« Travailler plus pour gagner plus », « donner aux salariés plus de liberté dans la détermination et l'organisation de leur temps de travail », tels sont les nouveaux credo de la majorité dans sa lutte effrénée contre les 35 heures. Monsieur le ministre, chers collègues de la majorité, que ne feriez-vous pas pour les remettre en cause !
Il est vrai que modifier la durée légale du temps de travail est impossible tant les sondages démontrent que les Français sont attachés aux 35 heures. Alors vous procédez de manière insidieuse, en multipliant les textes assouplissant les dispositions des lois Aubry.
Vous avez commencé avec la loi Fillon du 17 janvier 2003, qui est une première remise en cause des 35 heures, en faisant disparaître - l'exemple est significatif - les incitations à la baisse de la durée du travail.
Mais l'anéantissement des 35 heures ne devait pas en rester là : le patronat et le Gouvernement exigeaient davantage d'assouplissements afin que les salariés puissent gagner plus en travaillant plus.
Les chômeurs doivent être ravis d'entendre que toute idée de véritable plan d'aide de retour à l'emploi en leur faveur est abandonnée puisque des centaines de milliers de salariés se retrouveront obligés - je dis bien « obligés » - de faire des heures supplémentaires. La loi de 1998 sur les 35 heures avait pour objectif de créer des emplois, et c'est ce qui s'est produit. En augmentant toujours plus le contingent d'heures supplémentaires autorisées, vous ne favorisez pas le retour à l'emploi des chômeurs.
Ensuite, votre notion de « temps choisi » est tout simplement une escroquerie. M. Souvet s'aventure à affirmer dans son rapport qu'« il n'est pas question d'obliger ces salariés à travailler plus » ; c'est bien la preuve que la majorité sénatoriale est à des années-lumière de la réalité de la vie en entreprise !

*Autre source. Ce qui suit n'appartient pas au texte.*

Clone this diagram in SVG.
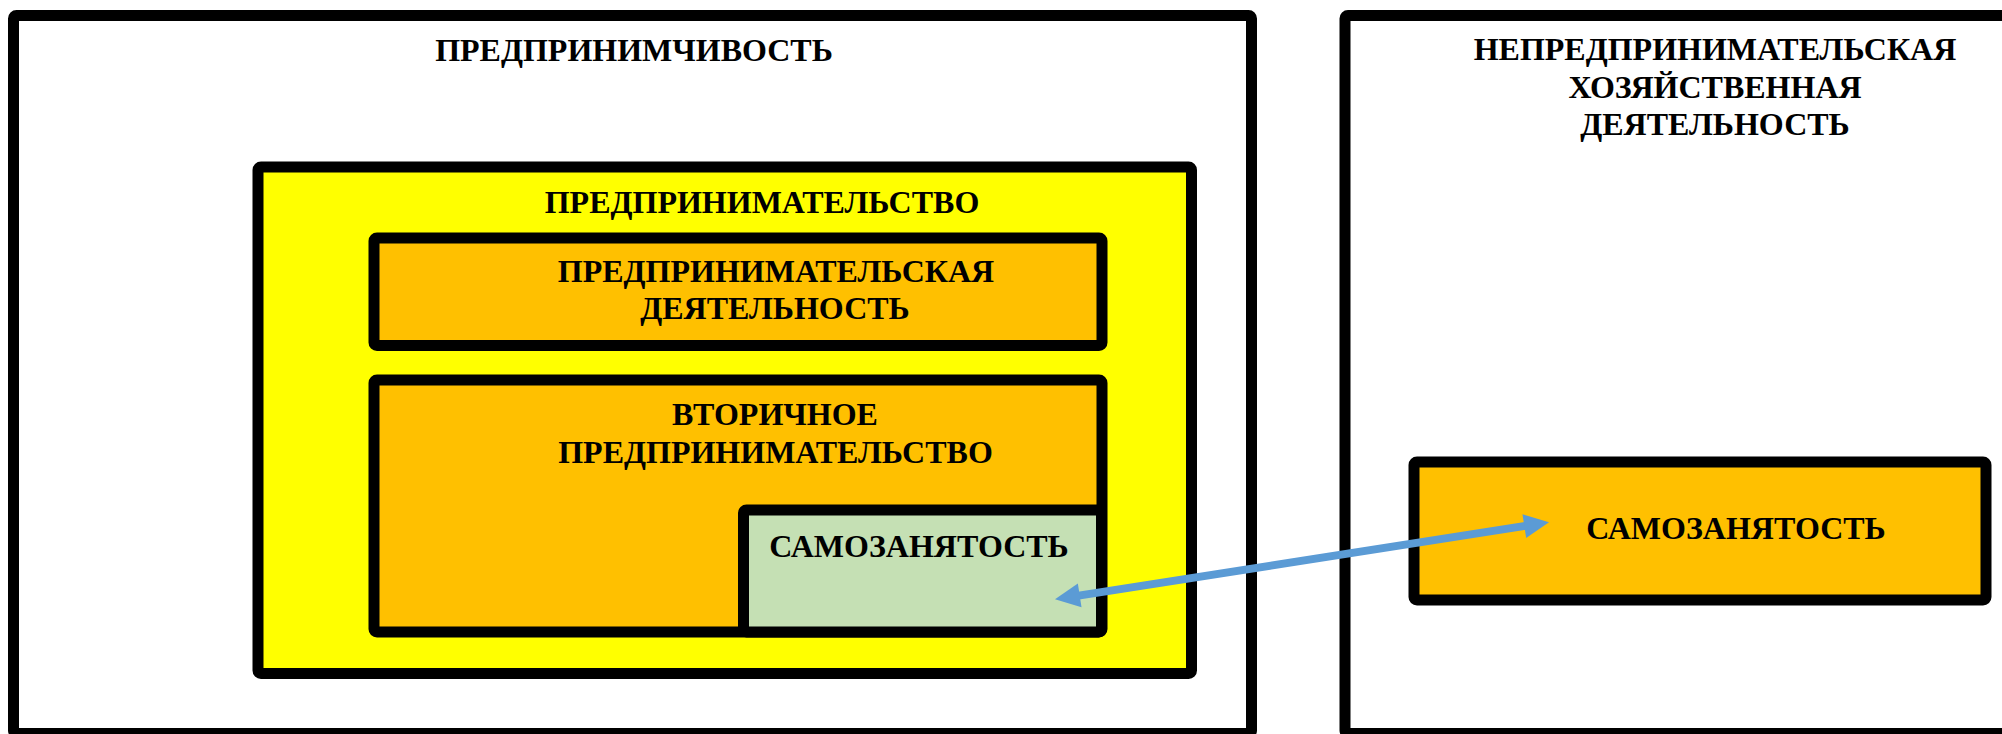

Aucun salarié ne dispose de la liberté de choisir son temps de travail, ses horaires de travail et, a fortiori, sa rémunération.
Etant donné la situation économique de la France et l'insécurité sociale permanente, due en partie à un niveau de chômage élevé, le rapport de force entre les salariés et l'employeur est et restera toujours inégal. Les salariés seront dans l'incapacité de refuser toute augmentation de leur temps de travail et ils ne prendront pas le risque de se faire licencier.
Cette proposition de loi ne revient évidemment pas sur les liens de subordination entre le salarié et l'employeur. Ses dispositions sont donc biaisées et constitueront un nouveau facteur d'accroissement de l'insécurité sociale, qui est déjà très grande : le temps choisi deviendra très vite le temps imposé !
En réalité, les assouplissements proposés, présentés comme avantageux pour les salariés, le seront uniquement pour les employeurs.
Les salariés sont en majorité favorables aux 35 heures et les RTT représentent un acquis social important. Pourtant, ce texte poursuit le travail commencé par la loi Fillon de 2003 : nous assistons en effet à un effacement quasi total de la valorisation du temps au profit de la valorisation en argent. C'est le principe de l'article 1er, article qui modifie fondamentalement la philosophie du compte épargne-temps, puisque celui-ci pourra être intégralement monétisé.
Il est donc illusoire de croire qu'avec cette réforme les salariés vont pouvoir gagner plus sans que leurs droits soient, une fois de plus, remis en cause.